» REQUIREMENT
Pictures must not be retyped. Return exactly the lines from the one with "Rebuild this chart" through the one with "aspect='auto', cmap=cmap, zorder=2.1)", both included, and no others.

---------- INPUT FOR THIS TASK ----------

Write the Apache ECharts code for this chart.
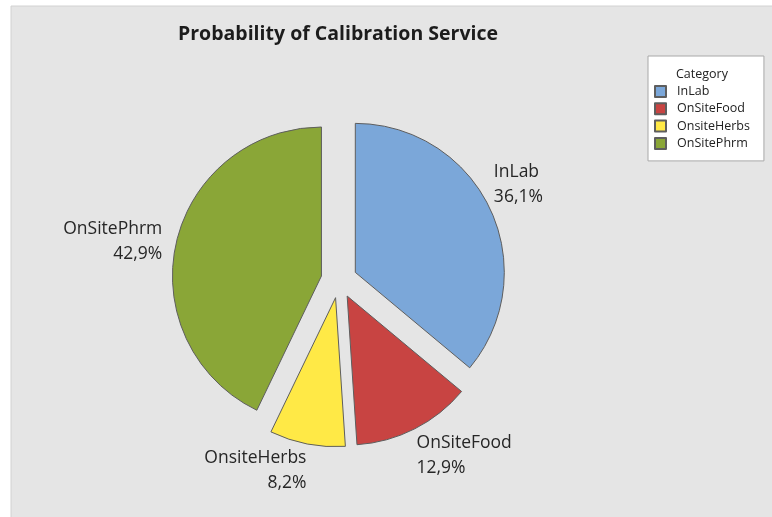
<!DOCTYPE html>
<html>
<head>
<meta charset="utf-8">
<script src="https://cdn.jsdelivr.net/npm/echarts@6/dist/echarts.min.js"></script>
<style>
  html, body { margin: 0; padding: 0; background: #ffffff; }
  #chart { width: 772px; height: 517px; }
</style>
</head>
<body>
<div id="chart"></div>
<script>
// Service categories and their share of calibration jobs (%)
const categories = ['InLab', 'OnSiteFood', 'OnsiteHerbs', 'OnSitePhrm'];
const shares = [36.1, 12.9, 8.2, 42.9];
const sliceColors = ['#7ba7d9', '#c84442', '#ffe946', '#8aa637'];

const chartTitle = 'Probability of Calibration Service';
const legendTitle = 'Category';

const total = shares.reduce((a, b) => a + b, 0);

// mid-angle of each slice, measured clockwise from 12 o'clock (radians)
const midAngles = [];
let acc = 0;
shares.forEach(v => {
  midAngles.push((acc + v / 2) / total * Math.PI * 2);
  acc += v;
});

const fmt = v => v.toFixed(1).replace('.', ',') + '%';

const pieData = categories.map((name, i) => ({
  name: name,
  value: shares[i],
  selected: true,
  itemStyle: { color: sliceColors[i] }
}));

const clamp01 = x => Math.max(0, Math.min(1, x));

const chart = echarts.init(document.getElementById('chart'), null, { renderer: 'canvas' });

chart.setOption({
  backgroundColor: '#ffffff',
  animation: false,
  graphic: [{
    type: 'rect',
    z: -10,
    shape: { x: 11, y: 6, width: 770, height: 520 },
    style: { fill: '#e5e5e5', stroke: '#d2d2d2', lineWidth: 1 },
    silent: true
  }],
  title: [{
    text: chartTitle,
    left: 333,
    textAlign: 'center',
    top: 19,
    textStyle: { fontFamily: 'Open Sans', fontSize: 19.5, fontWeight: 'bold', color: '#1c1c1c' }
  }, {
    text: legendTitle,
    left: 671,
    top: 63,
    textStyle: { fontFamily: 'Open Sans', fontSize: 12.5, fontWeight: 'normal', color: '#222222' }
  }],
  legend: {
    orient: 'vertical',
    left: 648,
    top: 56,
    padding: [29, 14, 11, 6],
    itemWidth: 11,
    itemHeight: 11,
    itemGap: 4.3,
    icon: 'rect',
    backgroundColor: '#ffffff',
    borderColor: '#a8a8a8',
    borderWidth: 1,
    selectedMode: false,
    textStyle: { fontFamily: 'Open Sans', fontSize: 12.5, lineHeight: 13, color: '#222222', padding: [0, 0, 0, 6] },
    data: categories
  },
  series: [{
    type: 'pie',
    center: [339, 280],
    radius: 149,
    startAngle: 90,
    clockwise: true,
    selectedMode: 'multiple',
    selectedOffset: 18,
    avoidLabelOverlap: false,
    emphasis: { disabled: true },
    itemStyle: { borderColor: '#5e5e5e', borderWidth: 1 },
    select: { itemStyle: { borderColor: '#5e5e5e', borderWidth: 1 } },
    label: {
      show: true,
      position: 'outside',
      fontFamily: 'Open Sans',
      fontSize: 17.5,
      lineHeight: 25,
      color: '#262626',
      distanceToLabelLine: 0,
      formatter: p => p.name + '\n' + fmt(p.value)
    },
    labelLine: { show: false, length: 4, length2: 0 },
    labelLayout: function (params) {
      const a = midAngles[params.dataIndex];
      const c = Math.cos(a);
      const s = Math.sin(a);
      // labels near the top/bottom sit fully above/below their anchor
      const kv = clamp01((Math.abs(c) - 0.2) / 0.2);
      // labels beside the pie get a little extra horizontal clearance
      const kh = clamp01((Math.abs(s) - 0.93) / 0.04);
      return {
        dy: -Math.sign(c) * (kv * params.labelRect.height / 2 - 2) + (kv === 0 ? 2 : 0),
        dx: Math.sign(s) * kh * 10
      };
    },
    data: pieData
  }]
});
</script>
</body>
</html>
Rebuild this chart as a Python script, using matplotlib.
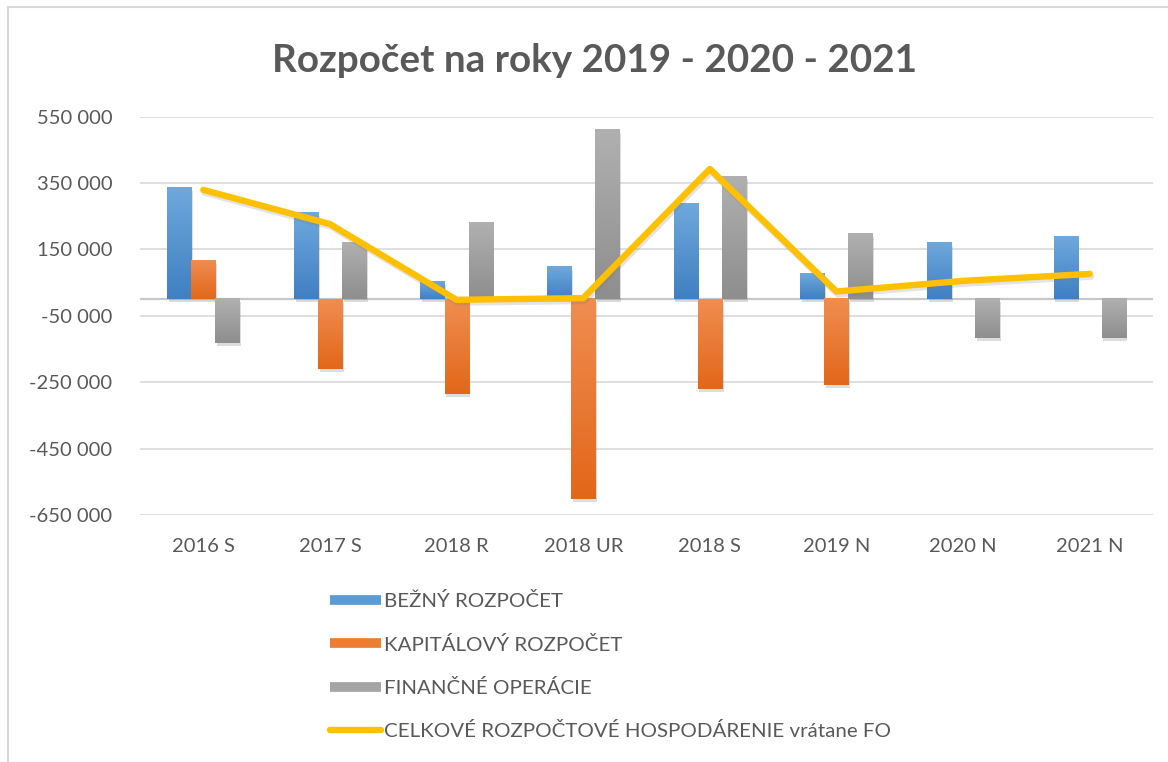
import matplotlib
matplotlib.use("Agg")
import matplotlib.pyplot as plt
import numpy as np
from matplotlib.lines import Line2D
from matplotlib.ticker import FuncFormatter, FixedLocator
from matplotlib import patheffects as pe
from matplotlib.colors import LinearSegmentedColormap

categories = ["2016 S", "2017 S", "2018 R", "2018 UR", "2018 S", "2019 N", "2020 N", "2021 N"]
bezny = [335000, 261000, 52000, 98000, 289000, 78000, 169000, 188000]
kapitalovy = [115000, -209000, -286000, -603000, -271000, -259000, 0, 0]
financne = [-133000, 169000, 230000, 510000, 370000, 196000, -118000, -118000]
celkove = [329000, 226000, -2000, 3000, 392000, 23000, 55000, 76000]
yticks = [550000, 350000, 150000, -50000, -250000, -450000, -650000]

series_names = ["BEŽNÝ ROZPOČET", "KAPITÁLOVÝ ROZPOČET", "FINANČNÉ OPERÁCIE",
                "CELKOVÉ ROZPOČTOVÉ HOSPODÁRENIE vrátane FO"]

plt.rcParams['font.family'] = ['Lato', 'DejaVu Sans']
txt = '#595959'

fig = plt.figure(figsize=(11.68, 7.62), dpi=100)
ax = fig.add_axes([140/1168, 1-515/762, (1153-140)/1168, (515-116.5)/762])

x = np.arange(len(categories))
w = 0.19
grads = [("#6EA8DD", "#4080C2"), ("#F08D50", "#E2671A"), ("#B0B0B0", "#8E8E8E")]
base = ["#5B9BD5", "#ED7D31", "#A5A5A5"]
for i, (vals, (ctop, cbot), bc) in enumerate(zip([bezny, kapitalovy, financne], grads, base)):
    bars = ax.bar(x + (i - 1) * w, vals, width=w, color=bc, zorder=2,
                  path_effects=[pe.SimplePatchShadow(offset=(1.2, -2.2), shadow_rgbFace='#666666', alpha=0.22), pe.Normal()])
    cmap = LinearSegmentedColormap.from_list("g%d" % i, [cbot, ctop])
    for p in bars:
        h = p.get_height()
        if h == 0:
            continue
        x0 = p.get_x()
        y0 = min(p.get_y(), p.get_y() + h)
        y1 = max(p.get_y(), p.get_y() + h)
        grad = np.linspace(0, 1, 64).reshape(-1, 1)
        ax.imshow(grad, extent=[x0, x0 + p.get_width(), y0, y1], origin='lower',
                  aspect='auto', cmap=cmap, zorder=2.1)

ax.plot(x, celkove, color='#FFC000', lw=4.6, solid_capstyle='round', solid_joinstyle='round', zorder=3,
        path_effects=[pe.SimpleLineShadow(offset=(1, -2), shadow_color='#777777', alpha=0.2), pe.Normal()])

ax.set_xlim(-0.5, len(categories) - 0.5)
ax.set_ylim(-650000, 550000)
ax.yaxis.set_major_locator(FixedLocator(yticks))
ax.yaxis.set_major_formatter(FuncFormatter(lambda v, p: f"{int(v):,}".replace(",", " ")))
ax.set_xticks(x)
ax.set_xticklabels(categories)
ax.grid(axis='y', color='#D9D9D9', lw=1.2, zorder=0)
ax.axhline(0, color='#C8C8C8', lw=1.6, zorder=1.5)
for s in ax.spines.values():
    s.set_visible(False)
ax.tick_params(axis='both', length=0, colors=txt, labelsize=14.5)
ax.tick_params(axis='y', pad=20)
ax.tick_params(axis='x', pad=16.5)

fig.text(595/1168, 1-60/762, "Rozpočet na roky 2019 - 2020 - 2021", ha='center', va='center',
         fontsize=27.8, fontweight='bold', color=txt)

handles = [Line2D([], [], color=base[0], lw=7, solid_capstyle='butt'),
           Line2D([], [], color=base[1], lw=7, solid_capstyle='butt'),
           Line2D([], [], color=base[2], lw=7, solid_capstyle='butt'),
           Line2D([], [], color='#FFC000', lw=4.6, solid_capstyle='round')]
fig.legend(handles, series_names, loc='upper left', bbox_to_anchor=(322/1168, 1-584/762),
           frameon=False, fontsize=14.75, labelcolor=txt, handlelength=2.5, handletextpad=0.15,
           labelspacing=1.24, borderaxespad=0)

fig.add_artist(Line2D([8/1168, 8/1168], [0, 1-7/762], transform=fig.transFigure, color='#D9D9D9', lw=1.5))
fig.add_artist(Line2D([8/1168, 1], [1-7/762, 1-7/762], transform=fig.transFigure, color='#D9D9D9', lw=1.5))

fig.savefig("out.png", dpi=100, facecolor='white')
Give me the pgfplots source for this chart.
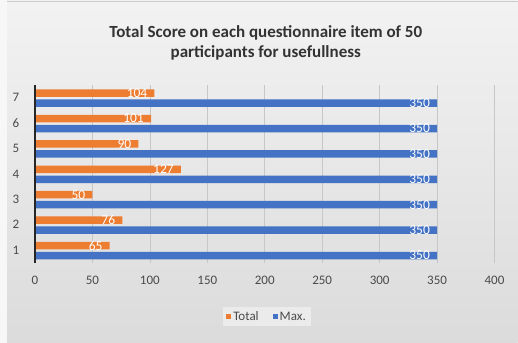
\documentclass[border=0pt]{standalone}
\usepackage{pgfplots}
\pgfplotsset{compat=1.18}
\usepackage{fontspec}
\setmainfont{Carlito}
\definecolor{cOrange}{HTML}{ED7D31}
\definecolor{cBlue}{HTML}{4472C4}
\definecolor{cTick}{HTML}{4A4A4A}
\definecolor{cTitle}{HTML}{333333}
\begin{document}
\begin{tikzpicture}
\shade[top color=white!95!black, bottom color=white!86!black] (-35pt,-80pt) rectangle (483pt,263pt);
\fill[white!97!black] (-35pt,-80pt) rectangle (-28pt,263pt);
\draw[white!80!black, line width=1pt] (-28pt,261pt) -- (483pt,261pt);
\useasboundingbox (-35pt,-80pt) rectangle (483pt,263pt);
\node[font=\bfseries\fontsize{17}{20.5}\selectfont, text=cTitle, align=center] at (231pt,220pt)
  {Total Score on each questionnaire item of 50\\participants for usefullness};
\begin{axis}[
  at={(0pt,0pt)}, anchor=south west,
  scale only axis, width=460pt, height=178pt,
  xbar, bar width=7.5pt,
  xmin=0, xmax=400, ymin=0.5, ymax=7.5,
  xtick={0,50,...,400}, ytick={1,...,7},
  xmajorgrids, grid style={white!78!black, line width=0.6pt},
  axis line style={draw=none},
  major tick style={draw=none},
  ticklabel style={font=\fontsize{13}{15}\selectfont, text=cTick},
  /pgf/number format/assume math mode=true,
  xticklabel style={yshift=-10pt},
  yticklabel style={xshift=-8pt},
  nodes near coords,
  nodes near coords align={anchor=east},
  every node near coord/.append style={text=white, font=\fontsize{13.5}{15}\selectfont, xshift=-7pt, inner sep=0pt},
  legend columns=2,
  legend style={at={(0.505,-0.303)}, anchor=center, draw=none, fill=white!92!black,
    font=\fontsize{13}{15}\selectfont, text=cTick, /tikz/every even column/.append style={column sep=12pt}},
  legend image code/.code={\fill[#1] (0pt,-2.5pt) rectangle (5pt,2.5pt);},
]
\addplot[fill=cOrange, draw=none, bar shift=4.5pt] coordinates {(65,1) (76,2) (50,3) (127,4) (90,5) (101,6) (104,7)};
\addplot[fill=cBlue, draw=none, bar shift=-5.5pt] coordinates {(350,1) (350,2) (350,3) (350,4) (350,5) (350,6) (350,7)};
\legend{Total, Max.}
\end{axis}
\draw[black!85, line width=1.2pt] (0pt,0pt) -- (0pt,178pt);
\end{tikzpicture}
\end{document}
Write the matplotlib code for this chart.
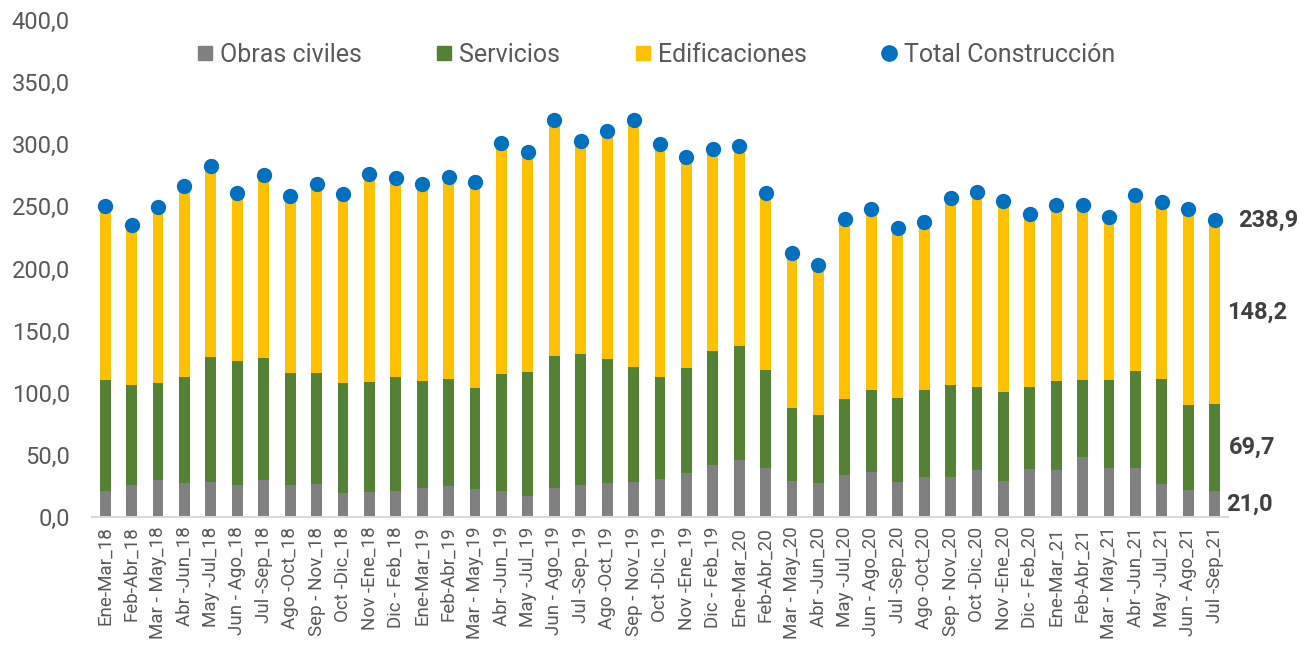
import matplotlib.pyplot as plt
from matplotlib.lines import Line2D
import numpy as np

plt.rcParams['font.family'] = ['Roboto', 'DejaVu Sans']

# periods (trimestre movil)
labels = [
    "Ene-Mar_18", "Feb-Abr_18", "Mar - May_18", "Abr -Jun_18", "May -Jul_18",
    "Jun - Ago_18", "Jul -Sep_18", "Ago -Oct_18", "Sep - Nov_18", "Oct -Dic_18",
    "Nov -Ene_18", "Dic - Feb_18",
    "Ene-Mar_19", "Feb-Abr_19", "Mar - May_19", "Abr -Jun_19", "May -Jul_19",
    "Jun - Ago_19", "Jul -Sep_19", "Ago -Oct_19", "Sep - Nov_19", "Oct -Dic_19",
    "Nov -Ene_19", "Dic - Feb_19",
    "Ene-Mar_20", "Feb-Abr_20", "Mar - May_20", "Abr -Jun_20", "May -Jul_20",
    "Jun - Ago_20", "Jul -Sep_20", "Ago -Oct_20", "Sep - Nov_20", "Oct -Dic_20",
    "Nov -Ene_20", "Dic - Feb_20",
    "Ene-Mar_21", "Feb-Abr_21", "Mar - May_21", "Abr -Jun_21", "May -Jul_21",
    "Jun - Ago_21", "Jul -Sep_21",
]

obras = [20.9, 25.8, 29.8, 27.4, 28.2, 25.5, 29.8, 25.8, 26.3, 19.1, 20.1, 20.9,
         23.1, 24.9, 22.5, 20.9, 16.9, 23.1, 25.8, 27.1, 28.2, 30.6, 35.4, 41.6,
         45.6, 39.4, 29.0, 27.4, 33.6, 36.0, 28.2, 32.2, 32.2, 37.8, 29.0, 38.4,
         37.8, 48.5, 39.7, 39.7, 26.6, 21.5, 21.0]
servicios = [89.4, 80.4, 77.8, 85.5, 100.8, 100.1, 97.9, 89.8, 89.8, 89.0, 88.3, 92.0,
             86.4, 86.4, 81.6, 94.4, 99.8, 106.5, 105.4, 99.8, 92.8, 82.3, 84.3, 92.2,
             92.3, 78.9, 59.0, 54.9, 61.1, 66.2, 67.7, 69.8, 73.8, 66.8, 71.6, 66.2,
             71.9, 62.0, 70.6, 77.8, 84.5, 68.4, 69.7]
edificaciones = [140.0, 129.1, 141.6, 153.2, 153.5, 134.9, 147.3, 142.5, 151.7, 151.9, 167.9, 159.9,
                 158.8, 162.3, 165.8, 185.5, 177.3, 189.9, 171.4, 183.5, 198.3, 187.3, 170.0, 162.1,
                 160.4, 142.2, 124.2, 120.8, 145.4, 145.4, 137.0, 135.4, 150.5, 156.7, 153.7, 139.3,
                 141.7, 140.9, 131.1, 141.4, 142.4, 158.0, 148.2]

c_obras = '#808080'
c_serv = '#548235'
c_edif = '#FFC000'
c_total = '#0070C0'

x = np.arange(len(labels))
ob = np.array(obras)
sv = np.array(servicios)
ed = np.array(edificaciones)
total = ob + sv + ed

fig = plt.figure(figsize=(12.99, 6.5), dpi=100)
ax = fig.add_axes([0.0708, 0.2046, 0.8745, 0.7646])

w = 0.41
ax.bar(x, ob, w, color=c_obras, zorder=2)
ax.bar(x, sv, w, bottom=ob, color=c_serv, zorder=2)
ax.bar(x, ed, w, bottom=ob + sv, color=c_edif, zorder=2)
ax.plot(x, total, 'o', color=c_total, ms=10, zorder=3)

ax.set_xlim(-0.5, len(labels) - 0.5)
ax.set_ylim(0, 400)
ax.set_yticks(np.arange(0, 401, 50))
ax.set_yticklabels([f"{v:.1f}".replace('.', ',') for v in np.arange(0, 401, 50)])
ax.set_xticks(x)
ax.set_xticklabels(labels, rotation=90, fontsize=13.5, color='#595959')
ax.tick_params(axis='y', length=0, pad=16, labelsize=17, labelcolor='#595959')
ax.tick_params(axis='x', length=0, pad=7)

for s in ['top', 'right', 'left']:
    ax.spines[s].set_visible(False)
ax.spines['bottom'].set_color('#d9d9d9')
ax.spines['bottom'].set_linewidth(1.5)

# labels for last period
i = len(labels) - 1
fmt = lambda v: f"{v:.1f}".replace('.', ',')
ax.text(i + 0.88, total[i], fmt(total[i]), fontsize=17, fontweight='bold',
        color='#404040', va='center', ha='left')
ax.text(i + 0.45, ob[i] + sv[i] + ed[i] / 2, fmt(ed[i]), fontsize=17, fontweight='bold',
        color='#404040', va='center', ha='left')
ax.text(i + 0.55, ob[i] + sv[i] / 2, fmt(sv[i]), fontsize=17, fontweight='bold',
        color='#404040', va='center', ha='left')
ax.text(i + 0.45, ob[i] / 2, fmt(ob[i]), fontsize=17, fontweight='bold',
        color='#404040', va='center', ha='left')

handles = [
    Line2D([], [], ls='none', marker='s', ms=10, color=c_obras),
    Line2D([], [], ls='none', marker='s', ms=10, color=c_serv),
    Line2D([], [], ls='none', marker='s', ms=10, color=c_edif),
    Line2D([], [], ls='none', marker='o', ms=11, color=c_total),
]
leg = ax.legend(handles, ["Obras civiles", "Servicios", "Edificaciones", "Total Construcción"],
                ncol=4, loc='center', bbox_to_anchor=(0.497, 0.93), frameon=False,
                fontsize=18, handlelength=0.6, handletextpad=0.3, columnspacing=3.0,
                labelcolor='#595959')

fig.savefig('out.png', dpi=100)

----------

» OUTPUT OF THE TASK
Rebuild this chart as a Python script, using matplotlib.
import matplotlib
matplotlib.use("Agg")
import matplotlib.pyplot as plt
import numpy as np
from matplotlib.lines import Line2D
from matplotlib.ticker import FuncFormatter, FixedLocator
from matplotlib import patheffects as pe
from matplotlib.colors import LinearSegmentedColormap

categories = ["2016 S", "2017 S", "2018 R", "2018 UR", "2018 S", "2019 N", "2020 N", "2021 N"]
bezny = [335000, 261000, 52000, 98000, 289000, 78000, 169000, 188000]
kapitalovy = [115000, -209000, -286000, -603000, -271000, -259000, 0, 0]
financne = [-133000, 169000, 230000, 510000, 370000, 196000, -118000, -118000]
celkove = [329000, 226000, -2000, 3000, 392000, 23000, 55000, 76000]
yticks = [550000, 350000, 150000, -50000, -250000, -450000, -650000]

series_names = ["BEŽNÝ ROZPOČET", "KAPITÁLOVÝ ROZPOČET", "FINANČNÉ OPERÁCIE",
                "CELKOVÉ ROZPOČTOVÉ HOSPODÁRENIE vrátane FO"]

plt.rcParams['font.family'] = ['Lato', 'DejaVu Sans']
txt = '#595959'

fig = plt.figure(figsize=(11.68, 7.62), dpi=100)
ax = fig.add_axes([140/1168, 1-515/762, (1153-140)/1168, (515-116.5)/762])

x = np.arange(len(categories))
w = 0.19
grads = [("#6EA8DD", "#4080C2"), ("#F08D50", "#E2671A"), ("#B0B0B0", "#8E8E8E")]
base = ["#5B9BD5", "#ED7D31", "#A5A5A5"]
for i, (vals, (ctop, cbot), bc) in enumerate(zip([bezny, kapitalovy, financne], grads, base)):
    bars = ax.bar(x + (i - 1) * w, vals, width=w, color=bc, zorder=2,
                  path_effects=[pe.SimplePatchShadow(offset=(1.2, -2.2), shadow_rgbFace='#666666', alpha=0.22), pe.Normal()])
    cmap = LinearSegmentedColormap.from_list("g%d" % i, [cbot, ctop])
    for p in bars:
        h = p.get_height()
        if h == 0:
            continue
        x0 = p.get_x()
        y0 = min(p.get_y(), p.get_y() + h)
        y1 = max(p.get_y(), p.get_y() + h)
        grad = np.linspace(0, 1, 64).reshape(-1, 1)
        ax.imshow(grad, extent=[x0, x0 + p.get_width(), y0, y1], origin='lower',
                  aspect='auto', cmap=cmap, zorder=2.1)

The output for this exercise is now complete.